-- Goal --
Give the count of lines holding the string "that" and nothing else.

-- Given data --
-- start --

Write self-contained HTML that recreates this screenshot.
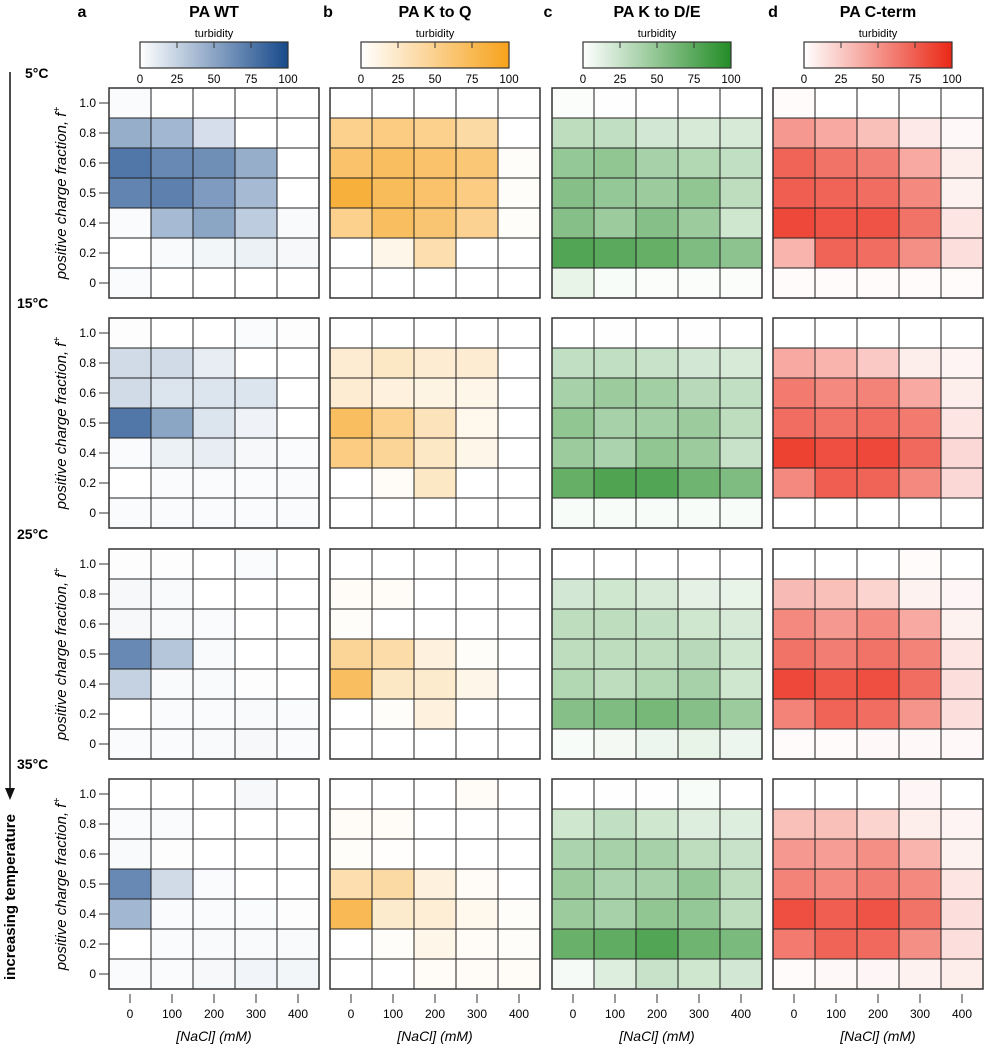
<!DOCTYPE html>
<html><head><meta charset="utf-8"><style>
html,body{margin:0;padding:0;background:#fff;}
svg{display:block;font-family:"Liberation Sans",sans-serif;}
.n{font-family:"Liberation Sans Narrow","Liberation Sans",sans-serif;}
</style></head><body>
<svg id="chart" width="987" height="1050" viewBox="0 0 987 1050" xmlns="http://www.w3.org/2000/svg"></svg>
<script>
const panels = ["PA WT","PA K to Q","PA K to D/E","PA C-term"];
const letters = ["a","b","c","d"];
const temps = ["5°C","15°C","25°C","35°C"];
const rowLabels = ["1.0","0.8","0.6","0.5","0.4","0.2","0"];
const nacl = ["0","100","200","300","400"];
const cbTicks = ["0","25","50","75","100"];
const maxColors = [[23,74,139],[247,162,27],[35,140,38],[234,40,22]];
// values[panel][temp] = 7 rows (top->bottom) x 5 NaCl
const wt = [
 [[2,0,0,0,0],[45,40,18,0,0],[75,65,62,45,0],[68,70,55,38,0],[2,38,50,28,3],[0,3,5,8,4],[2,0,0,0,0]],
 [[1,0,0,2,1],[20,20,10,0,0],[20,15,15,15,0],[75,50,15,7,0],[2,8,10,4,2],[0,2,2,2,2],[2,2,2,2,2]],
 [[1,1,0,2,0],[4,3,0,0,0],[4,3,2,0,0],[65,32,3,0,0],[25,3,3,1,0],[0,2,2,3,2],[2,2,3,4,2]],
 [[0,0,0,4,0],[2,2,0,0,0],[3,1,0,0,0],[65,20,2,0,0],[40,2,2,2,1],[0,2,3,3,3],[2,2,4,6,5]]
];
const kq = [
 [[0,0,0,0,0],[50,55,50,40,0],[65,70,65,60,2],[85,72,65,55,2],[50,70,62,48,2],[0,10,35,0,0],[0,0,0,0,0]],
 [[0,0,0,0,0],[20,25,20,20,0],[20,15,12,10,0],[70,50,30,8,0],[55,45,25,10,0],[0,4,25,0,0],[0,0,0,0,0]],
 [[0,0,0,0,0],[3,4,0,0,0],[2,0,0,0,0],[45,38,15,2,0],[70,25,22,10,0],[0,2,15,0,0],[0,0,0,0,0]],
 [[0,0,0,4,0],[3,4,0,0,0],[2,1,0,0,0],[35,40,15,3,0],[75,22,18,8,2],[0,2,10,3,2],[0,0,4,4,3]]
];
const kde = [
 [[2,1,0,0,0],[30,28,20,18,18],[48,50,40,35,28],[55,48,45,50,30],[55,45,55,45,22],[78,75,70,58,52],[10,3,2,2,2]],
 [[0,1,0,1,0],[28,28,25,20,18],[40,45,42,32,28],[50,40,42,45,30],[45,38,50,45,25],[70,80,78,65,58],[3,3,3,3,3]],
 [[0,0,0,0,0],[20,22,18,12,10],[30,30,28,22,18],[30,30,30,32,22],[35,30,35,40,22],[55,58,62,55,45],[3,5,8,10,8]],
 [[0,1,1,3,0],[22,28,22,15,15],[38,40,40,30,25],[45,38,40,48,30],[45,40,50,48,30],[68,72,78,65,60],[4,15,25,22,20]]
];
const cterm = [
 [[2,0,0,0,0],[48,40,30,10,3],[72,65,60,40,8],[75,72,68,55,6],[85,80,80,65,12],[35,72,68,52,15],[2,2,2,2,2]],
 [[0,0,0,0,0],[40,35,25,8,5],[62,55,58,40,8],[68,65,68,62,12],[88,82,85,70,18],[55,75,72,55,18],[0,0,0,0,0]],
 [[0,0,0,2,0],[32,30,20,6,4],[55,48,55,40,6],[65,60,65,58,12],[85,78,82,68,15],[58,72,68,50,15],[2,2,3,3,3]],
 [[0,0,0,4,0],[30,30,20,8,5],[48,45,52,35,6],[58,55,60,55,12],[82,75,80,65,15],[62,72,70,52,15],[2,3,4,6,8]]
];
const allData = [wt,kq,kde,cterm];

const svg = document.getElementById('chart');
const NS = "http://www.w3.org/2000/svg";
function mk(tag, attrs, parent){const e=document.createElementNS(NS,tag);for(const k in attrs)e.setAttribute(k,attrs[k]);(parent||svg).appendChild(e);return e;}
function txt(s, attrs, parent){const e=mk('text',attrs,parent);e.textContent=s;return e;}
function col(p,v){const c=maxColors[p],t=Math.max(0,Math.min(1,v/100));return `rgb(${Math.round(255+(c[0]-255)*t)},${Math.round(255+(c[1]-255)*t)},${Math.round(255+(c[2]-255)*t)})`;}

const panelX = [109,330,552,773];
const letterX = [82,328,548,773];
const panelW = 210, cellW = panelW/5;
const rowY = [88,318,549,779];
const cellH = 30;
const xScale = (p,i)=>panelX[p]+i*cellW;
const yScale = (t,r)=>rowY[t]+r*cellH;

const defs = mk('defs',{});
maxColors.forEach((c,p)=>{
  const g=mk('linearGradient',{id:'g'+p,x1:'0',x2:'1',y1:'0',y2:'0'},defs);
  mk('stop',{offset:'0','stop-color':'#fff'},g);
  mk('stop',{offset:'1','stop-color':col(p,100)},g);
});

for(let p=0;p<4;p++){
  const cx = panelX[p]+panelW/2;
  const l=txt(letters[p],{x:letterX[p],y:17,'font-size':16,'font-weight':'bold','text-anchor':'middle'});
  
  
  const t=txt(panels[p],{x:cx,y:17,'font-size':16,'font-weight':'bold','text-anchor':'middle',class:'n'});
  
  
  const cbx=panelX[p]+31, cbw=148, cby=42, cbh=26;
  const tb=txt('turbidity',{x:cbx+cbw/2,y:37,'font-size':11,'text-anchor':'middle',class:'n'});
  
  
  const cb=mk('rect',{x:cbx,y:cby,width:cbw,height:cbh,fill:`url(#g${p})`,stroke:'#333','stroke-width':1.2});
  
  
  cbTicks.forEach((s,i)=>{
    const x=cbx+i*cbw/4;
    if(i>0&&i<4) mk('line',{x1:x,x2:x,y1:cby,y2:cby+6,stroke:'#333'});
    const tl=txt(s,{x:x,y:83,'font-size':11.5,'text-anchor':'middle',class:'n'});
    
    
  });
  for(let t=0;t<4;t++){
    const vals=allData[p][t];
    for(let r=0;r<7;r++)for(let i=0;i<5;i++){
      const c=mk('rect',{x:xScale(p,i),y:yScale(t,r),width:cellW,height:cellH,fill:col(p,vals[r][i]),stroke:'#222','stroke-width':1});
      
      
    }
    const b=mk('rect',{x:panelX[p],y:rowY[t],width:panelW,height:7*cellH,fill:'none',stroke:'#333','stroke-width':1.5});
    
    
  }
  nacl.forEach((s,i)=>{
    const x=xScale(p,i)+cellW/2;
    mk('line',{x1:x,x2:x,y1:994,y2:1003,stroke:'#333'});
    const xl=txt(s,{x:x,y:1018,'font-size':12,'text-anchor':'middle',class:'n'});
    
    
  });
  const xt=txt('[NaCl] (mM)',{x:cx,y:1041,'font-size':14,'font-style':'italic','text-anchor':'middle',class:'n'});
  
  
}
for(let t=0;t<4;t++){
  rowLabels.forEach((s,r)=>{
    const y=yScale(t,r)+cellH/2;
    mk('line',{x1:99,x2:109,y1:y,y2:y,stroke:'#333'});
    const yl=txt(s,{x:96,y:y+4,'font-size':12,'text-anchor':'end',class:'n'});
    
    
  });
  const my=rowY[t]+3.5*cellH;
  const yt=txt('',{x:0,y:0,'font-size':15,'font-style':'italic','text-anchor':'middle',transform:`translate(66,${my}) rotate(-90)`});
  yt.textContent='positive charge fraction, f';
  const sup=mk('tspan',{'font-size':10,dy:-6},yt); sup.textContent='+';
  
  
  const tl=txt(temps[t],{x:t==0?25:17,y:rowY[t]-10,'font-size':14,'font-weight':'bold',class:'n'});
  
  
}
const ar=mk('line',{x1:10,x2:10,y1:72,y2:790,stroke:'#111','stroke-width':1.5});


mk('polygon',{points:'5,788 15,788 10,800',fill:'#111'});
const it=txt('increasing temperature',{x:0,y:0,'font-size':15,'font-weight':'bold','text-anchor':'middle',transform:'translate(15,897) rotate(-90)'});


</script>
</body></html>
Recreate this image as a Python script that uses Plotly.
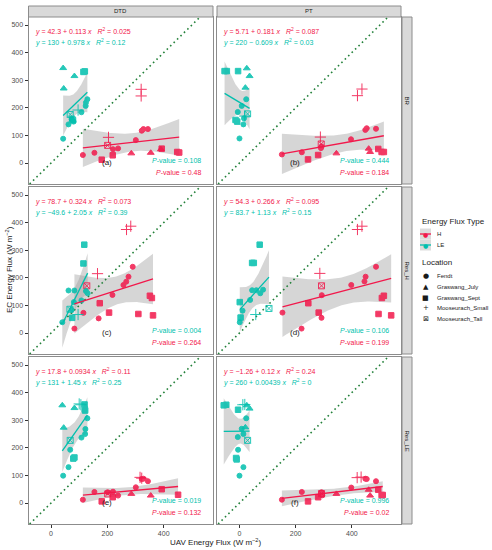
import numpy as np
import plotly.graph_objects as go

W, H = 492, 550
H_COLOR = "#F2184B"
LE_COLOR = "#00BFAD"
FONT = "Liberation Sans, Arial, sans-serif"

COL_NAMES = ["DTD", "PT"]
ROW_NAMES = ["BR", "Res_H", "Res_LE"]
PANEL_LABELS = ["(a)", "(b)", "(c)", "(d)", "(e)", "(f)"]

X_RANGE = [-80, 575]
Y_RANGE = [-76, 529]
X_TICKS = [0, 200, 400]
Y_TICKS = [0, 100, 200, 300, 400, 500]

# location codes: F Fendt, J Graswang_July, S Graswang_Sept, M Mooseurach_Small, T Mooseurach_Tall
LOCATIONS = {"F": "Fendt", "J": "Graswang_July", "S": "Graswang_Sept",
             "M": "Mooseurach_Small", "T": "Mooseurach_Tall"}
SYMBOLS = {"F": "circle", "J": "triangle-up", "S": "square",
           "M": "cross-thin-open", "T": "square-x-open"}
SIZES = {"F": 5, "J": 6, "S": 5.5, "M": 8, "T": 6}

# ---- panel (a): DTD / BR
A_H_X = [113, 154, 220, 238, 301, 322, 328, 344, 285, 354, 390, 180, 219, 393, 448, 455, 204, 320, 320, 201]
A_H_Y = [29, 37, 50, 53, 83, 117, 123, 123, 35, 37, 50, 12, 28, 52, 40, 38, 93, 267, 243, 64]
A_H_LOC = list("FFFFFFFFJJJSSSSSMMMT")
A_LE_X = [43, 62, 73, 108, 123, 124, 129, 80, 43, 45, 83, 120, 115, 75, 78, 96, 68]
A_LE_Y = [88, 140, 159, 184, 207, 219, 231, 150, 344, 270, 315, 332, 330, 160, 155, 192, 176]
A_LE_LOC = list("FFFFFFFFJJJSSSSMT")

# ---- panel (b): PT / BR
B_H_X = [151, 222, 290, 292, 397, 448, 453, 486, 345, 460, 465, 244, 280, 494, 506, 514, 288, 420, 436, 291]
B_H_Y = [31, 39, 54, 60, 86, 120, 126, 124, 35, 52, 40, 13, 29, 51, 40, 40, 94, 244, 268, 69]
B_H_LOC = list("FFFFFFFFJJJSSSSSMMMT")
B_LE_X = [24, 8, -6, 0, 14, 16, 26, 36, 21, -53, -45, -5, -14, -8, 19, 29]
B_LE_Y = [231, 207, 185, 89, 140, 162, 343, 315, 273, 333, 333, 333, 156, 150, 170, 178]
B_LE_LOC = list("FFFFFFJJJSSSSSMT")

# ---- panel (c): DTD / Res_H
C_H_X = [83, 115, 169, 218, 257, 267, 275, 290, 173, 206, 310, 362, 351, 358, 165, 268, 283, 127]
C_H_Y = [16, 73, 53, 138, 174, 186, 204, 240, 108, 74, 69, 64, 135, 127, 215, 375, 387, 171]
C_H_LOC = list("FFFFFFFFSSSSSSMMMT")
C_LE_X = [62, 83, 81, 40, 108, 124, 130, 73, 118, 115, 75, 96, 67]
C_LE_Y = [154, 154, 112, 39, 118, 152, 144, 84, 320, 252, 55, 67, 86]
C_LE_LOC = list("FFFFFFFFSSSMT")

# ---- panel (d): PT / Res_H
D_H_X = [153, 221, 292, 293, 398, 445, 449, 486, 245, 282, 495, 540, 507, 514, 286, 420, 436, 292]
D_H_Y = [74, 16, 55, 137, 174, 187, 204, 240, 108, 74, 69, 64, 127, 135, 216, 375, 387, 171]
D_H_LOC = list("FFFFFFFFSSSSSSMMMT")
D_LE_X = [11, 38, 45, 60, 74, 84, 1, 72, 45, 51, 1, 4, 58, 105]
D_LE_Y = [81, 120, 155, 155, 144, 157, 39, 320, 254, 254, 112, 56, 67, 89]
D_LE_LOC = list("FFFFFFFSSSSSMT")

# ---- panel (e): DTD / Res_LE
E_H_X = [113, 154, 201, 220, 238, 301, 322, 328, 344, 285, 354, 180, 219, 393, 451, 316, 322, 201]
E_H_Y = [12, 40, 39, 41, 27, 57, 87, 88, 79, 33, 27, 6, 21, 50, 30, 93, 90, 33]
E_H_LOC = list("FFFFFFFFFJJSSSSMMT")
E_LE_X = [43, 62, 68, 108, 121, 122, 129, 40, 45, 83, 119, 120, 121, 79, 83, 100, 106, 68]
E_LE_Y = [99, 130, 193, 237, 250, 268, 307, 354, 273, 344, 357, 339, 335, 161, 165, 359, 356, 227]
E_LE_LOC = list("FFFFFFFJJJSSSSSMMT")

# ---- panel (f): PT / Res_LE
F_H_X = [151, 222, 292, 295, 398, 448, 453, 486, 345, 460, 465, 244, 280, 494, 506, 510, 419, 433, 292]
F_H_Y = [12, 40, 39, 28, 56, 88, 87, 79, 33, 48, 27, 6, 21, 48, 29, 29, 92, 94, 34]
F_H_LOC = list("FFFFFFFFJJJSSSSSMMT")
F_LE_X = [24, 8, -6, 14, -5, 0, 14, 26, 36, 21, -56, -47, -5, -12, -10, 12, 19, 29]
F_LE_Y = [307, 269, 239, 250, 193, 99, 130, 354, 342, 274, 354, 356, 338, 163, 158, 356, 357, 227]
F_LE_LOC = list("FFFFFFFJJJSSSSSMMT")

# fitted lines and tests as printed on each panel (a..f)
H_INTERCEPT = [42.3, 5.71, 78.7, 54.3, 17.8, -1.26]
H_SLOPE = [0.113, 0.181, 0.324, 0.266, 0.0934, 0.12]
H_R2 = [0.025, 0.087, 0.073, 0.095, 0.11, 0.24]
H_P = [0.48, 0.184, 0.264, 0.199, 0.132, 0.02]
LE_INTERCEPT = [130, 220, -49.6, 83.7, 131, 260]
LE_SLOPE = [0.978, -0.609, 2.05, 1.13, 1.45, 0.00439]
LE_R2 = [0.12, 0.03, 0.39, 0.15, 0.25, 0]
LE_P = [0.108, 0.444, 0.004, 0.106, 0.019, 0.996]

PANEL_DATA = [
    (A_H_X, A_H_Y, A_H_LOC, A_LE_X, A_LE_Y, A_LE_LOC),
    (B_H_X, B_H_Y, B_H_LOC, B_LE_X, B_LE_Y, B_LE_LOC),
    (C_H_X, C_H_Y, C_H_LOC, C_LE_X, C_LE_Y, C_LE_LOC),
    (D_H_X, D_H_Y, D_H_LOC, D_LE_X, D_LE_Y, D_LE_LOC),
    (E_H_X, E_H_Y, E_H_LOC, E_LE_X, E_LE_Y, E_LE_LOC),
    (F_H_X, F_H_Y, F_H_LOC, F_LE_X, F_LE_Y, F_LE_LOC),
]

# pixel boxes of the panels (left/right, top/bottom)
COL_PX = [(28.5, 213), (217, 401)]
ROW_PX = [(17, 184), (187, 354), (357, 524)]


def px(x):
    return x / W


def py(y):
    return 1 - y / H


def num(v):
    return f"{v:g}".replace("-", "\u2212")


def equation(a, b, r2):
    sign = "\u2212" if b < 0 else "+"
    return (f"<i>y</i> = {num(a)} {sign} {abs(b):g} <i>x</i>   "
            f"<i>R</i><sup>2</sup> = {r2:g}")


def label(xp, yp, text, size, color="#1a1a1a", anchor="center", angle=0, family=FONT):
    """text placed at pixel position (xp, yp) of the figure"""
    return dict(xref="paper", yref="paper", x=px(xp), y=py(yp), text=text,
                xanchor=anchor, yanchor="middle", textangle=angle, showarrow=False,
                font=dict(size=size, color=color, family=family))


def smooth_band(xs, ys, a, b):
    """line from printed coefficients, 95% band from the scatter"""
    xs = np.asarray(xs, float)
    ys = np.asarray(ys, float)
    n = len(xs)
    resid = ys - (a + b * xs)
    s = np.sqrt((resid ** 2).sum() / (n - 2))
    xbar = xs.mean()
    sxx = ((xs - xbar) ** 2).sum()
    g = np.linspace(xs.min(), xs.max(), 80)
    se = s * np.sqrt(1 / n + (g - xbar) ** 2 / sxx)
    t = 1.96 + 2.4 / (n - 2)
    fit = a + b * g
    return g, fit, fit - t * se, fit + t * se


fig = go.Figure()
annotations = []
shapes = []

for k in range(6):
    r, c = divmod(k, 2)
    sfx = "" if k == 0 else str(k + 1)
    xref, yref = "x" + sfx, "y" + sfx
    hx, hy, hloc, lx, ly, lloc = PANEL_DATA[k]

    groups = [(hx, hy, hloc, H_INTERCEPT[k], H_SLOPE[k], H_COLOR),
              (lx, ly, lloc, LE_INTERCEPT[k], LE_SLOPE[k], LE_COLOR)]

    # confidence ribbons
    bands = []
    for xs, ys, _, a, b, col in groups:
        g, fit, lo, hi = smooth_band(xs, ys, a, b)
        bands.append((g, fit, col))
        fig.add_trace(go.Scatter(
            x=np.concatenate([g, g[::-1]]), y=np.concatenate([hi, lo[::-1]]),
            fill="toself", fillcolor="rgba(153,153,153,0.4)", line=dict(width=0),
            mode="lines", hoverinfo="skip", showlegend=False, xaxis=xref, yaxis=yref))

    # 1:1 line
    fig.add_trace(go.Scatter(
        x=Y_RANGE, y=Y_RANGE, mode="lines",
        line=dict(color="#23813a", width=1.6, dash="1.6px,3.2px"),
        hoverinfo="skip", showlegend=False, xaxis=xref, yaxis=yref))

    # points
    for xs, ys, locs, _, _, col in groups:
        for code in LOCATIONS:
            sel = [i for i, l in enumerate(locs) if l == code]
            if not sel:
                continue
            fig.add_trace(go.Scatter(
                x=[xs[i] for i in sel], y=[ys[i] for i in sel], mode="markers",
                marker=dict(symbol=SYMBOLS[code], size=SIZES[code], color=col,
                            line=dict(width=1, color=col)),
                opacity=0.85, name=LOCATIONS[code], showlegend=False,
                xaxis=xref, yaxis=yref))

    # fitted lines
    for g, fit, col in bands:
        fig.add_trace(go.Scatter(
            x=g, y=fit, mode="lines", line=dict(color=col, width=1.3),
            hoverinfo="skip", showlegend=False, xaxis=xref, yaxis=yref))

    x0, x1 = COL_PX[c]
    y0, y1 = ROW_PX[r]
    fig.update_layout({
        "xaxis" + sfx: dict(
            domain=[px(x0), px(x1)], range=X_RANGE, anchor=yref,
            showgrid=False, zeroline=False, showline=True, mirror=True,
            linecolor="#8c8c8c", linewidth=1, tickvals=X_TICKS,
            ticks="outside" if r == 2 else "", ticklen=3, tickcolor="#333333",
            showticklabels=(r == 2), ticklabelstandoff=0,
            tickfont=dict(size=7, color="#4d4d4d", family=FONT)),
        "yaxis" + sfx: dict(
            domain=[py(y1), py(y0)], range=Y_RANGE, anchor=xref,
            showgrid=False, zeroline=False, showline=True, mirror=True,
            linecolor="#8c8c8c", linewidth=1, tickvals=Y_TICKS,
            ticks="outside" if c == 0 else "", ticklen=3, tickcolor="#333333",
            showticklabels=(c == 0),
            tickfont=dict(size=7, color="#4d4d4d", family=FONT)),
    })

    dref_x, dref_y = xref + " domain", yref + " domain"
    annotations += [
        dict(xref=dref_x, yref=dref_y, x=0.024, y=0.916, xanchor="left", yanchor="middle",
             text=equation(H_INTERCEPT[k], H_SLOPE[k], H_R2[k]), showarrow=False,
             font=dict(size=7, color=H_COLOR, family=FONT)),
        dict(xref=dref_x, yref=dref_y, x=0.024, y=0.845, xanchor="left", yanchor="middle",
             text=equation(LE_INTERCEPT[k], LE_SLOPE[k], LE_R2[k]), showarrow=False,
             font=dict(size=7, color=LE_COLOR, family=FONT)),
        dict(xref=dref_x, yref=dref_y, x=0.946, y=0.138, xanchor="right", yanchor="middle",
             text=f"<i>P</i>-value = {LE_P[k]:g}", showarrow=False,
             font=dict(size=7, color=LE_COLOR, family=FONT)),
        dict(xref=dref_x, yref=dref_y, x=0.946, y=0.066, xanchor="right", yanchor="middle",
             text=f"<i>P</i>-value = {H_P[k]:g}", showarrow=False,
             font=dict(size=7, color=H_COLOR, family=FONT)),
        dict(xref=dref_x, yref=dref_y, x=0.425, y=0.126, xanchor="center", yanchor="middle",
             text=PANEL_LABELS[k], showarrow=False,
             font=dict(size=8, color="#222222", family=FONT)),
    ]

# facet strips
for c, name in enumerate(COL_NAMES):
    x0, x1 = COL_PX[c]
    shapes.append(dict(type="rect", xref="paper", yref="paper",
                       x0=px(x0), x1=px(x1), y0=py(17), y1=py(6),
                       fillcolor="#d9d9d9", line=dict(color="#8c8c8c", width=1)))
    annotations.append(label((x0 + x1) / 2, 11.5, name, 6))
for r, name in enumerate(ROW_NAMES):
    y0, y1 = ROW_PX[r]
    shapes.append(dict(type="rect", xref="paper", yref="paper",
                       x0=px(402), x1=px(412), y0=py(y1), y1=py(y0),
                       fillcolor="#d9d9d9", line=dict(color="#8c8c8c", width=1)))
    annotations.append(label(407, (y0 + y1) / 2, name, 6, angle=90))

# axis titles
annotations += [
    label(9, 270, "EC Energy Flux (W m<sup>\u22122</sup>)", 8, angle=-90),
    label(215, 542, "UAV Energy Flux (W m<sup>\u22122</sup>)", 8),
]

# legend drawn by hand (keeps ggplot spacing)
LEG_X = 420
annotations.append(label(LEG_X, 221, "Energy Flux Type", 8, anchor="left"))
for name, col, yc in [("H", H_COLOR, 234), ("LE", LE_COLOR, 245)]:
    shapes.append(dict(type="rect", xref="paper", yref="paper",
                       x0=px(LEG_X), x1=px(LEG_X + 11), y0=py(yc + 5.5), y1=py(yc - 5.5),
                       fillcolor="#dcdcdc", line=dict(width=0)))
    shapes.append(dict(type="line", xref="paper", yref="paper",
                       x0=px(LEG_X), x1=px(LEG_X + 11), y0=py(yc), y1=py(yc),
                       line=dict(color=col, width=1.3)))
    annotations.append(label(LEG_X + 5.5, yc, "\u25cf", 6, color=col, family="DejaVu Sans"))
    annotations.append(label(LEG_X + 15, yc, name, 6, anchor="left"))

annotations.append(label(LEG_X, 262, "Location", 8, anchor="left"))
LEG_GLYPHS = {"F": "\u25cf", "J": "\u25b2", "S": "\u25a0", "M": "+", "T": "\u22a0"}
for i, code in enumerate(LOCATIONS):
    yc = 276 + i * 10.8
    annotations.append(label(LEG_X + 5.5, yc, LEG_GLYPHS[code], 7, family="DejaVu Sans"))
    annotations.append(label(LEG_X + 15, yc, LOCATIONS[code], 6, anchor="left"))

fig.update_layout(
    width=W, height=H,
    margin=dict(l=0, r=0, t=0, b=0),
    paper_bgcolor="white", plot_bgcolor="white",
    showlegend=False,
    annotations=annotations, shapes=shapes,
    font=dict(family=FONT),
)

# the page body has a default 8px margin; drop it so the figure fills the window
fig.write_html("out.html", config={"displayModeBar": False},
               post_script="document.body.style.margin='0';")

-- end --

-- Written solution --
2